Pipe Guys

Do the coffee shops you all attend have pipe guys?  By which I mean guys who smoke pipes as opposed to guys working on pipes?  I mean, if you have a coffee shop where the plumbing is in a constant state of flux, I’d recommend trying a different place.  There are a lot to choose from.

No, I’m talking about guys who insist on smoking the most asinine form of tobacco, pipe tobacco.

Before you think it, yes, it smells nice.  But you know what?  They’re fucking outside.  They’re just as much outside as the guy smoking the chocolate-flavored tiparillo, so the scent is irrelevant.
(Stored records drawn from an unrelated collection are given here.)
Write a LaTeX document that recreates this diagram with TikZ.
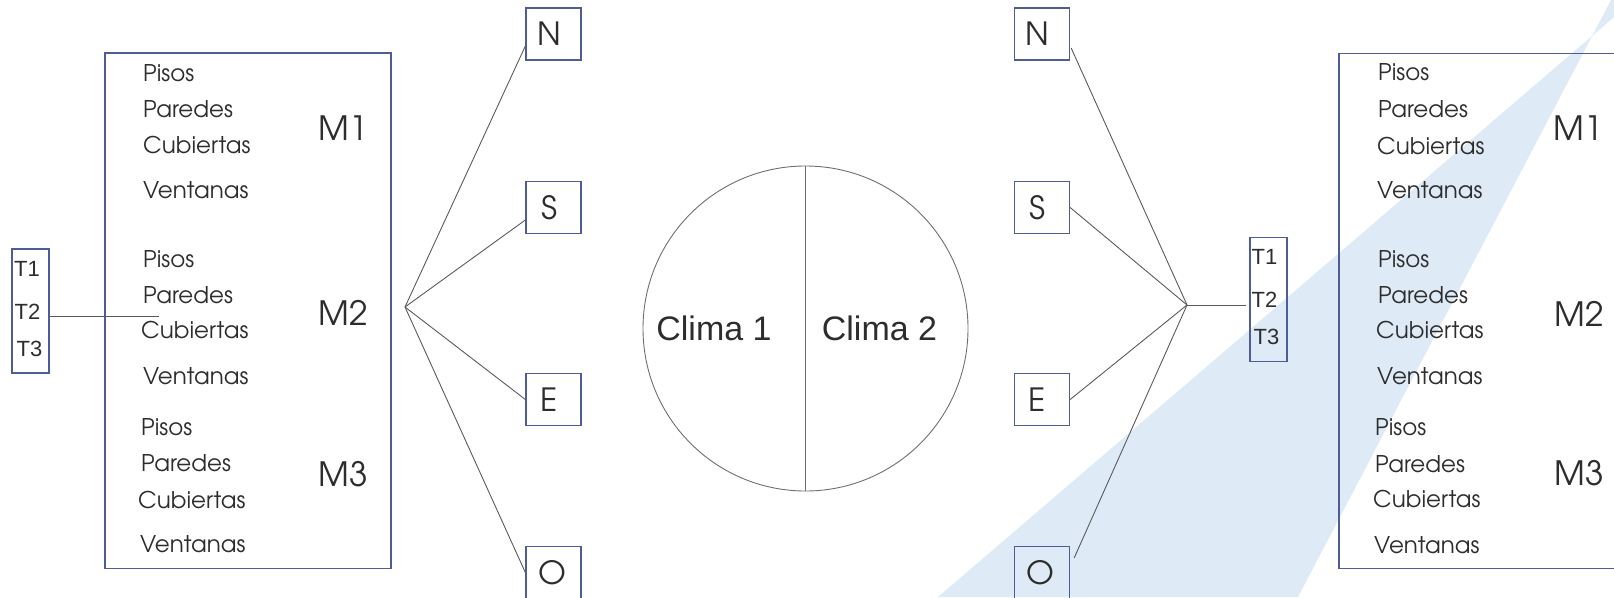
\documentclass[tikz,border=0pt]{standalone}
\usepackage{fontspec}
\setmainfont{TeX Gyre Adventor}
\newfontfamily\arialf{Liberation Sans}
\usetikzlibrary{calc}
\definecolor{boxblue}{RGB}{78,92,152}
\definecolor{linegray}{RGB}{90,90,90}
\definecolor{circgray}{RGB}{110,110,110}
\definecolor{txt}{RGB}{45,45,45}
\definecolor{wmblue}{RGB}{222,235,247}
\tikzset{
  bx/.style={draw=boxblue, line width=1.3pt, inner sep=0pt},
  cn/.style={draw=linegray, line width=0.9pt},
  item/.style={anchor=west, inner sep=0pt, font=\fontsize{23}{23}\selectfont, text=txt},
  mlab/.style={inner sep=0pt, font=\fontsize{33.5}{33.5}\selectfont, text=txt},
  tlab/.style={anchor=west, inner sep=0pt, font=\arialf\fontsize{22}{22}\selectfont, text=txt},
  dirbox/.style={bx, minimum width=55pt, minimum height=52pt, font=\fontsize{32}{32}\selectfont, text=txt},
  bigbox/.style={bx, minimum width=286pt, minimum height=515.5pt},
  tbox/.style={bx, minimum width=37pt, minimum height=124pt},
  clima/.style={inner sep=0pt, font=\arialf\fontsize{34}{34}\selectfont, text=txt},
}
\begin{document}
\begin{tikzpicture}[x=1pt,y=-1pt]
\useasboundingbox (0,0) rectangle (1614,597);
\clip (0,0) rectangle (1614,597);
% watermark
\fill[wmblue] (938,597) -- (1298,597) -- (1611,0) -- (1634,0) -- cycle;

% big boxes
\node[bigbox] (BL) at (248,310.75) {};
\node[bigbox] (BR) at (1482,311) {};

% left list
\foreach \x/\y/\t [count=\k] in {143/73/Pisos,143/109/Paredes,143/145/Cubiertas,143/190.5/Ventanas,
  143/259/Pisos,143/295/Paredes,141/330/Cubiertas,143/376/Ventanas,
  141/427/Pisos,141/463.6/Paredes,138/500/Cubiertas,140/544/Ventanas}
  \node[item] (iL\k) at (\x,\y) {\t};
% right list
\foreach \x/\y/\t [count=\k] in {1378/72/Pisos,1378/109/Paredes,1377/146/Cubiertas,1377/190/Ventanas,
  1378/259/Pisos,1378/295/Paredes,1376/330/Cubiertas,1377/376/Ventanas,
  1375/427/Pisos,1375/464/Paredes,1373/499/Cubiertas,1374/545/Ventanas}
  \node[item] (iR\k) at (\x,\y) {\t};

% M labels
\node[mlab] (M1L) at (343,128) {M1};
\node[mlab] (M2L) at (343,313) {M2};
\node[mlab] (M3L) at (343,474) {M3};
\node[mlab] (M1R) at (1578,128) {M1};
\node[mlab] (M2R) at (1579,314) {M2};
\node[mlab] (M3R) at (1579,473) {M3};

% T boxes
\node[tbox] (TL) at (30.5,311) {};
\node[tlab] (T1L) at (14,269) {T1};
\node[tlab] (T2L) at (14.5,312) {T2};
\node[tlab] (T3L) at (16.5,349) {T3};
\node[tbox] (TR) at (1268.5,299.5) {};
\node[tlab] (T1R) at (1251.5,257) {T1};
\node[tlab] (T2R) at (1251.5,300) {T2};
\node[tlab] (T3R) at (1253.5,337) {T3};

% direction boxes
\node[dirbox] (NL) at (553.5,34) {N\kern9pt};
\node[dirbox] (SL) at (553.5,207.5) {S\kern9pt};
\node[dirbox] (EL) at (553.5,399.5) {E\kern9pt};
\node[dirbox] (OL) at (553.5,572.5) {O\kern3pt};
\node[dirbox] (NR) at (1042,34) {N\kern9pt};
\node[dirbox] (SR) at (1042,207.5) {S\kern9pt};
\node[dirbox] (ER) at (1042,399.5) {E\kern9pt};
\node[dirbox] (OR) at (1042,572.5) {O\kern3pt};

% circle
\node[draw=circgray, line width=0.9pt, circle, minimum size=325pt, inner sep=0pt] (CC) at (805.5,328.5) {};
\draw[draw=circgray, line width=0.9pt] (CC.north) -- (CC.south);
\node[clima] (C1) at (714,328) {Clima 1};
\node[clima] (C2) at (879.5,328) {Clima 2};

% connectors
\coordinate (fL) at (405,307);
\coordinate (fR) at (1187,305);
\coordinate (cL) at (159,316);
\draw[cn] (TL.east |- cL) -- (cL);
\draw[cn] (fL) -- ($(NL.west)+(0,12)$);
\draw[cn] (fL) -- ($(SL.west)+(0,12.5)$);
\draw[cn] (fL) -- (EL.west);
\draw[cn] (fL) -- (OL.west);
\draw[cn] (fR) -- ($(NR.east)+(1,14)$);
\draw[cn] (fR) -- (SR.east);
\draw[cn] (fR) -- (ER.east);
\draw[cn] (fR) -- ($(OR.east)+(4,-14.5)$);
\draw[cn] (fR) -- ($(TR.west |- fR)+(-3,0)$);
\end{tikzpicture}
\end{document}
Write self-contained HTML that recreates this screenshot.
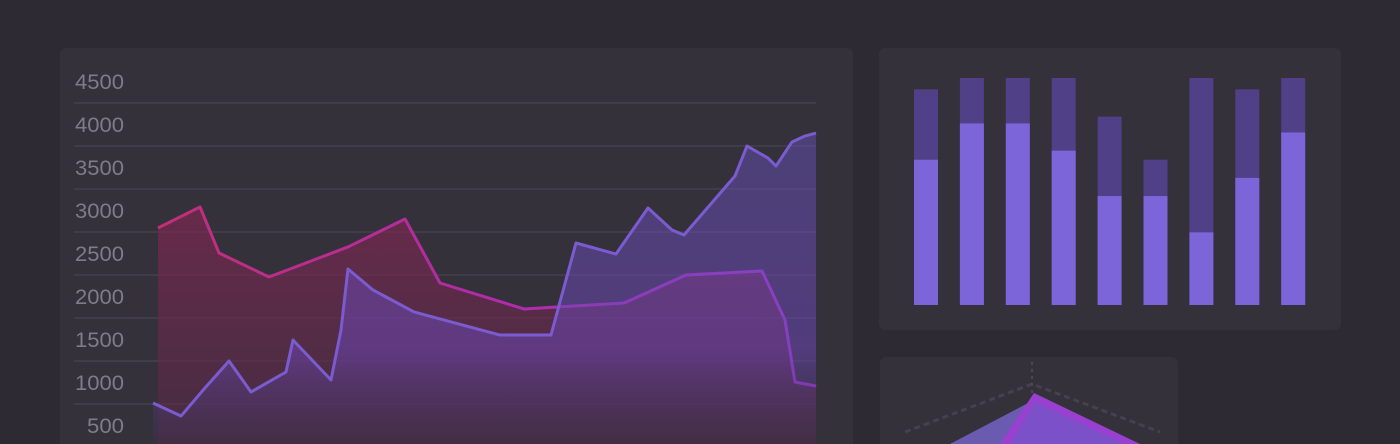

Now, I understand that people need hobbies.  I have hobbies.  God knows I have hobbies.  But you don’t see me sitting on the coffee shop patio surrounded by bizarre wooden boxes and implements and things.  That’s part of the problem with pipes, too.  There are about 80 pieces of equipment you need, and then for each of those pieces of equipment you need a case.  So you have a gross of items splayed out on the table to accomplish something that can be accomplished with ONE item: cigarette.

We can go back and forth about whether smoking is cool.  Or we can all just acknowledge that it’s  cool.  Let’s face it.  Would people die to look cool?  Hell yes they would.  I would put myself in a cage with a diseased, furious rhino in order to look about 5% cooler.  So smoking?  No problem.

Pipes, though.  Not cool.

Let’s discuss people who can smoke pipes for a second, people who get a pass.

-People in Tolkien fiction.

Okay, end of list.

The rest of you, knock it off with the stupid pipes.  Or at least prep your pipe before you show up and clean it at home.  I just…I just can’t imagine you in Hobby Lobby, asking where the pipe cleaners are and making sure that the checker girl knows that you’re not buying these for crafts but for their original purpose.  And hint:  Yes, we all kind of guessed that the original purpose of pipe cleaners was pipe cleaning.  So don’t start off with a “Didja Know” unless you want to make someone feel like you’re trying to make someone feel like an asshole.